The number of Indiana schools that received failing marks roughly doubled, to 130, this year, while the number receiving A grades fell by half under new ratings for the 2015-16 academic year released by the Indiana Department of Education on Tuesday.
The ratings were the first under a new accountability system that had more rigorous standards and assessments. Outgoing state Superintendent of Public Instruction Glenda Ritz said the new system "establishes a new baseline for school accountability grades."
Schools earning the highest ratings fell to 24 percent, a decline of more than 600 schools, The Indianapolis Star reported.
The school grades were based not only on the number of students who pass or fail the ISTEP standardized tests, but on whether those students improved. The new rating model is expected to lead to fewer "A'' schools, but help lower-performing schools boost their ratings if students show progress.
Jennifer McCormick, a Republican who is school superintendent in Yorktown and will become the state superintendent in January, raised questions about the new rating model.
"I know there are a lot of people still very concerned. A lot of it was just back to the administration of the exam.

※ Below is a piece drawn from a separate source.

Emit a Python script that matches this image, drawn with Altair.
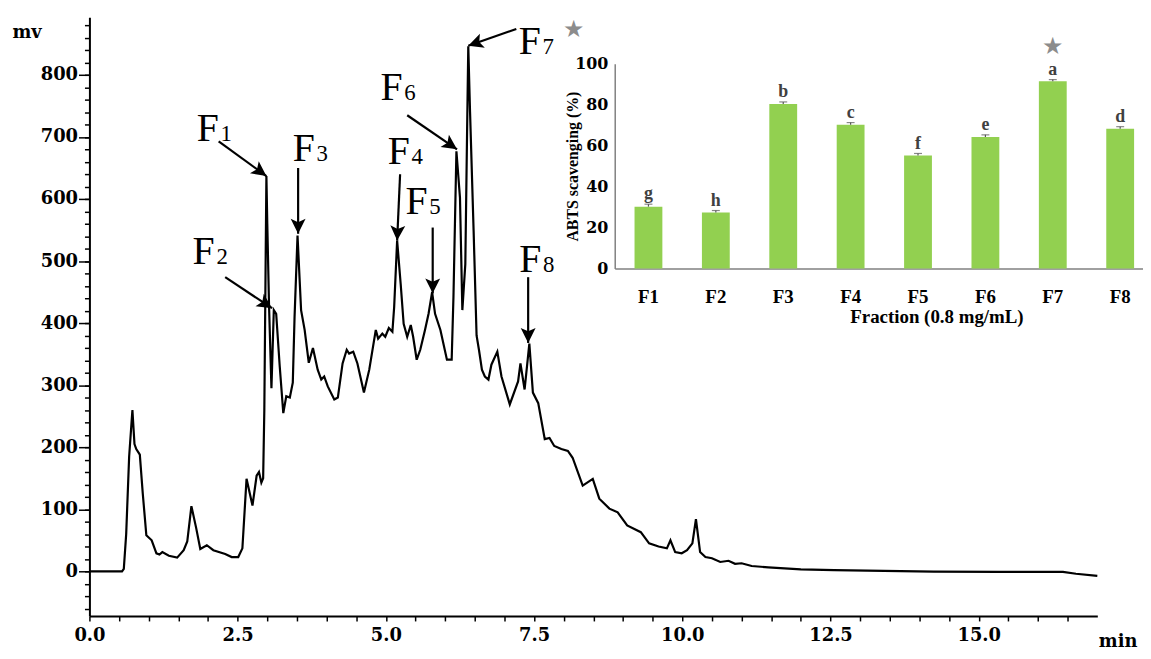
import math
import altair as alt
import pandas as pd

# ---------------- chromatogram (main plot) ----------------
time_min = [0, 0.55, 0.58, 0.62, 0.67, 0.725, 0.76, 0.79, 0.85, 0.90, 0.96, 1.05, 1.13, 1.18, 1.23,
            1.34, 1.48, 1.59, 1.65, 1.72, 1.80, 1.87, 1.98, 2.09, 2.29, 2.40, 2.51, 2.58, 2.65, 2.75,
            2.82, 2.86, 2.90, 2.93, 2.95, 2.985, 3.00, 3.03, 3.07, 3.11, 3.15, 3.21, 3.27, 3.32, 3.38,
            3.43, 3.46, 3.51, 3.57, 3.63, 3.70, 3.77, 3.85, 3.91, 3.96, 4.02, 4.13, 4.19, 4.27, 4.34,
            4.38, 4.45, 4.52, 4.63, 4.72, 4.83, 4.87, 4.94, 4.99, 5.05, 5.11, 5.14, 5.19, 5.25, 5.30,
            5.36, 5.42, 5.46, 5.52, 5.58, 5.66, 5.72, 5.78, 5.83, 5.92, 6.03, 6.11, 6.14, 6.19, 6.25,
            6.29, 6.34, 6.37, 6.39, 6.42, 6.48, 6.53, 6.57, 6.62, 6.67, 6.73, 6.78, 6.88, 6.95, 7.09,
            7.23, 7.27, 7.34, 7.42, 7.48, 7.57, 7.68, 7.76, 7.84, 7.96, 8.07, 8.15, 8.32, 8.49, 8.60,
            8.77, 8.91, 9.07, 9.30, 9.44, 9.60, 9.74, 9.80, 9.88, 9.99, 10.08, 10.17, 10.23, 10.30,
            10.39, 10.50, 10.64, 10.78, 10.89, 11.00, 11.17, 11.45, 12.00, 12.56, 13.12, 14.24, 15.35,
            16.42, 16.64, 17.0]
signal_mv = [0, 0, 4, 60, 185, 260, 205, 197, 188, 125, 58, 50, 29, 27, 31,
             25, 22, 34, 48, 105, 70, 36, 42, 34, 28, 23, 23, 37, 149, 106,
             154, 160, 143, 150, 260, 637, 560, 426, 295, 421, 415, 330, 255, 282, 280,
             304, 410, 541, 421, 389, 336, 360, 325, 309, 314, 298, 277, 280, 335, 357,
             351, 354, 335, 288, 325, 389, 375, 383, 378, 392, 386, 426, 533, 463, 399,
             378, 397, 378, 341, 357, 389, 415, 450, 415, 389, 341, 341, 442, 677, 602,
             421, 495, 709, 846, 740, 549, 380, 357, 325, 314, 309, 333, 354, 314, 269,
             306, 335, 293, 367, 288, 271, 213, 215, 202, 197, 194, 183, 138, 149, 117,
             101, 95, 74, 63, 45, 40, 37, 50, 31, 29, 34, 45, 84, 31,
             23, 21, 15, 17, 12, 13, 8.5, 6.4, 3.2, 2, 1, -0.5, -1,
             -1, -4, -7.5]

# peak annotations
peak_letter = ["F"] * 8
peak_digit = ["1", "2", "3", "4", "5", "6", "7", "8"]
label_t = [1.81, 1.74, 3.43, 5.03, 5.33, 4.91, 7.24, 7.25]
label_mv = [693, 496, 661, 656, 576, 760, 834, 482]
arrow_t0 = [2.18, 2.29, 3.52, 5.24, 5.79, 5.36, 7.20, 7.40]
arrow_mv0 = [693, 474, 650, 640, 554, 735, 874, 474]
arrow_t1 = [2.985, 3.08, 3.52, 5.19, 5.79, 6.20, 6.39, 7.40]
arrow_mv1 = [637, 424, 544, 533, 448, 680, 847, 368]
star_t = [8.17]
star_mv = [872]

# axis ticks
x_ticks = [i * 0.5 for i in range(0, 34)]
y_major = [0, 100, 200, 300, 400, 500, 600, 700, 800]
y_minor = list(range(-60, 881, 20))

# ---------------- ABTS inset ----------------
fractions = ["F1", "F2", "F3", "F4", "F5", "F6", "F7", "F8"]
abts = [30.2, 27.3, 80.4, 70.3, 55.2, 64.3, 91.5, 68.3]
abts_err = [1.2, 1.0, 1.0, 1.0, 1.0, 1.0, 0.8, 1.0]
sig_letters = ["g", "h", "b", "c", "f", "e", "a", "d"]
best_fraction = ["F7"]
abts_ticks = [0, 20, 40, 60, 80, 100]

# ---------------- layout ----------------
W, H = 1015, 603
X_DOM = [0, 17]
Y_DOM = [-72, 893]
SERIF = "Liberation Serif"
WIDE = "DejaVu Serif"

px_t = W / (X_DOM[1] - X_DOM[0])
px_mv = H / (Y_DOM[1] - Y_DOM[0])

trace_df = pd.DataFrame({"t": time_min, "mv": signal_mv})
angles = []
for a, b, c, d in zip(arrow_t0, arrow_mv0, arrow_t1, arrow_mv1):
    dx = (c - a) * px_t
    dy = -(d - b) * px_mv
    angles.append(math.degrees(math.atan2(dx, -dy)) % 360)
ann_df = pd.DataFrame({
    "letter": peak_letter, "digit": peak_digit, "lt": label_t, "lmv": label_mv,
    "t0": arrow_t0, "mv0": arrow_mv0, "t1": arrow_t1, "mv1": arrow_mv1, "ang": angles,
})
star_df = pd.DataFrame({"t": star_t, "mv": star_mv, "s": ["★"]})

xs = alt.Scale(domain=X_DOM, nice=False, zero=False)
ys = alt.Scale(domain=Y_DOM, nice=False, zero=False)

x_axis = alt.Axis(
    values=x_ticks,
    labelExpr="datum.value % 2.5 === 0 ? format(datum.value, '.1f') : ''",
    tickSize=5, tickColor="black", tickWidth=1.5, domainColor="black", domainWidth=2,
    labelFont=WIDE, labelFontSize=18, labelFontWeight="bold", labelColor="black",
    labelPadding=6, labelOverlap=False, labelFlush=False, grid=False,
    title="min", titleX=1016, titleY=31, titleAlign="left", titleBaseline="alphabetic",
    titleFont=WIDE, titleFontSize=18, titleFontWeight="bold", titleColor="black",
    orient="bottom",
)
y_axis = alt.Axis(
    values=y_major, format="d",
    tickSize=11, tickColor="black", tickWidth=1.5, domainColor="black", domainWidth=2,
    labelFont=WIDE, labelFontSize=18, labelFontWeight="bold", labelColor="black",
    labelPadding=1, labelOverlap=False, labelFlush=False, grid=False,
    title="mv", titleAngle=0, titleX=-78, titleY=20, titleAlign="left", titleBaseline="alphabetic",
    titleFont=WIDE, titleFontSize=18, titleFontWeight="bold", titleColor="black",
    orient="left",
)
y_minor_axis = alt.Axis(
    values=y_minor, tickSize=5, tickColor="black", tickWidth=1.5, domain=False,
    labels=False, grid=False, title=None, orient="left",
)

trace = alt.Chart(trace_df).mark_line(color="black", strokeWidth=2.2).encode(
    x=alt.X("t:Q", scale=xs, axis=x_axis),
    y=alt.Y("mv:Q", scale=ys, axis=y_axis),
)
minor = alt.Chart(trace_df).mark_line(opacity=0).encode(
    x=alt.X("t:Q", scale=xs, axis=None),
    y=alt.Y("mv:Q", scale=ys, axis=y_minor_axis),
)
arrow_lines = alt.Chart(ann_df).mark_rule(color="black", strokeWidth=2.2).encode(
    x=alt.X("t0:Q", scale=xs, axis=None), y=alt.Y("mv0:Q", scale=ys, axis=None),
    x2="t1:Q", y2="mv1:Q",
)
arrow_heads = alt.Chart(ann_df).mark_point(
    shape="M0,0 L-0.5,1 L0,0.78 L0.5,1 Z", size=900, filled=True, color="black", opacity=1,
).encode(
    x=alt.X("t1:Q", scale=xs, axis=None), y=alt.Y("mv1:Q", scale=ys, axis=None),
    angle=alt.Angle("ang:Q", scale=None),
)
f_text = alt.Chart(ann_df).mark_text(
    font=SERIF, fontSize=40, align="left", baseline="alphabetic", color="black",
).encode(
    x=alt.X("lt:Q", scale=xs, axis=None), y=alt.Y("lmv:Q", scale=ys, axis=None), text="letter:N",
)
d_text = alt.Chart(ann_df).mark_text(
    font=SERIF, fontSize=23, align="left", baseline="alphabetic", color="black", dx=24,
).encode(
    x=alt.X("lt:Q", scale=xs, axis=None), y=alt.Y("lmv:Q", scale=ys, axis=None), text="digit:N",
)
star_main = alt.Chart(star_df).mark_text(
    font="DejaVu Sans", fontSize=24, align="center", baseline="middle", color="#8c8c8c",
).encode(
    x=alt.X("t:Q", scale=xs, axis=None), y=alt.Y("mv:Q", scale=ys, axis=None), text="s:N",
)
main = alt.layer(trace, minor, arrow_lines, arrow_heads, f_text, d_text, star_main).resolve_axis(
    x="independent", y="independent"
)

# ---------------- inset ----------------
inset_df = pd.DataFrame({
    "frac": fractions, "abts": abts,
    "hi": [v + e for v, e in zip(abts, abts_err)],
    "lab": sig_letters,
    "star": ["★" if f in best_fraction else "" for f in fractions],
})
IN_X = [529, 1061]
IN_Y = [253, 47]
bx = alt.Scale(domain=fractions, range=IN_X, paddingInner=0.587, paddingOuter=0.213, align=0.69)
by = alt.Scale(domain=[0, 100], range=IN_Y, nice=False, zero=True)

bx_axis = alt.Axis(
    orient="bottom", offset=IN_Y[0] - H, ticks=False, domainColor="#808080", domainWidth=1.5,
    labelFont=SERIF, labelFontSize=19, labelFontWeight="bold", labelColor="black",
    labelAngle=0, labelPadding=19, grid=False,
    title="Fraction (0.8 mg/mL)", titleFont=SERIF, titleFontSize=19, titleFontWeight="bold",
    titleColor="black", titleX=853, titleY=54, titleAlign="center", titleBaseline="alphabetic",
)
by_axis = alt.Axis(
    orient="left", offset=-IN_X[0], ticks=False, domainColor="#808080", domainWidth=1.5,
    values=abts_ticks,
    labelFont=WIDE, labelFontSize=16, labelFontWeight="bold", labelColor="black",
    labelPadding=7, grid=False,
    title="ABTS scavenging (%)", titleFont=SERIF, titleFontSize=16, titleFontWeight="bold",
    titleColor="black", titleAngle=-90, titleX=-42, titleY=(IN_Y[0] + IN_Y[1]) / 2,
    titleAlign="center", titleBaseline="middle",
)

bars = alt.Chart(inset_df).mark_bar(color="#92D050").encode(
    x=alt.X("frac:N", scale=bx, axis=bx_axis, sort=fractions),
    y=alt.Y("abts:Q", scale=by, axis=by_axis),
)
err_rule = alt.Chart(inset_df).mark_rule(color="#555555", strokeWidth=1.2).encode(
    x=alt.X("frac:N", scale=bx, axis=None, sort=fractions),
    y=alt.Y("abts:Q", scale=by, axis=None), y2="hi:Q",
)
err_cap = alt.Chart(inset_df).mark_tick(color="#555555", size=8, thickness=1.2).encode(
    x=alt.X("frac:N", scale=bx, axis=None, sort=fractions),
    y=alt.Y("hi:Q", scale=by, axis=None),
)
letters = alt.Chart(inset_df).mark_text(
    font=SERIF, fontSize=18, fontWeight="bold", color="#404040", baseline="alphabetic", dy=-5,
).encode(
    x=alt.X("frac:N", scale=bx, axis=None, sort=fractions),
    y=alt.Y("hi:Q", scale=by, axis=None), text="lab:N",
)
star_inset = alt.Chart(inset_df).mark_text(
    font="DejaVu Sans", fontSize=24, color="#8c8c8c", baseline="middle", dy=-33,
).encode(
    x=alt.X("frac:N", scale=bx, axis=None, sort=fractions),
    y=alt.Y("hi:Q", scale=by, axis=None), text="star:N",
)
inset = alt.layer(bars, err_rule, err_cap, letters, star_inset).resolve_axis(
    x="independent", y="independent"
)

chart = alt.layer(main, inset).resolve_scale(
    x="independent", y="independent"
).resolve_axis(
    x="independent", y="independent"
).properties(
    width=W, height=H,
    autosize=alt.AutoSizeParams(type="none"),
    padding={"left": 82, "top": 7, "right": 46, "bottom": 33},
).configure_view(stroke=None)

chart.save("out.html", embed_options={"renderer": "svg", "actions": False})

Does it really reflect what we're getting done in schools?" McCormick said.
In all, 23.6 percent of schools earned an A, 38.9 percent received a B, 22.7 percent got a C grade, 8.8 percent received a D and 6.1 percent got an F, Department of Education data show.
Chalkbeat Indiana has put together a searchable database that lets users look up the results of individual schools.
According to Chalkbeat, Indianapolis Public Schools had just three schools get As—4.4 percent of the district’s 68 total schools.
Only eight IPS schools saw their state grades go up, and 30 schools had lower grades from the state than in 2015. Two district schools, Cold Spring and School 56, saw their grades drop from As to Fs. Both had sharp declines in the ISTEP passing rates after the state switched to a harder test in 2015.
The ratings not only affect the perception of a school's quality, but they also can influence bonuses teachers receive in their annual evaluations. It's unknown when teachers will receive their performance pay this year.
Data show a greater percentage of charter schools received an F grade than traditional public schools. Less than 5 percent of Indiana's traditional public schools are failing, but nearly a quarter of charter schools are in the latest ratings.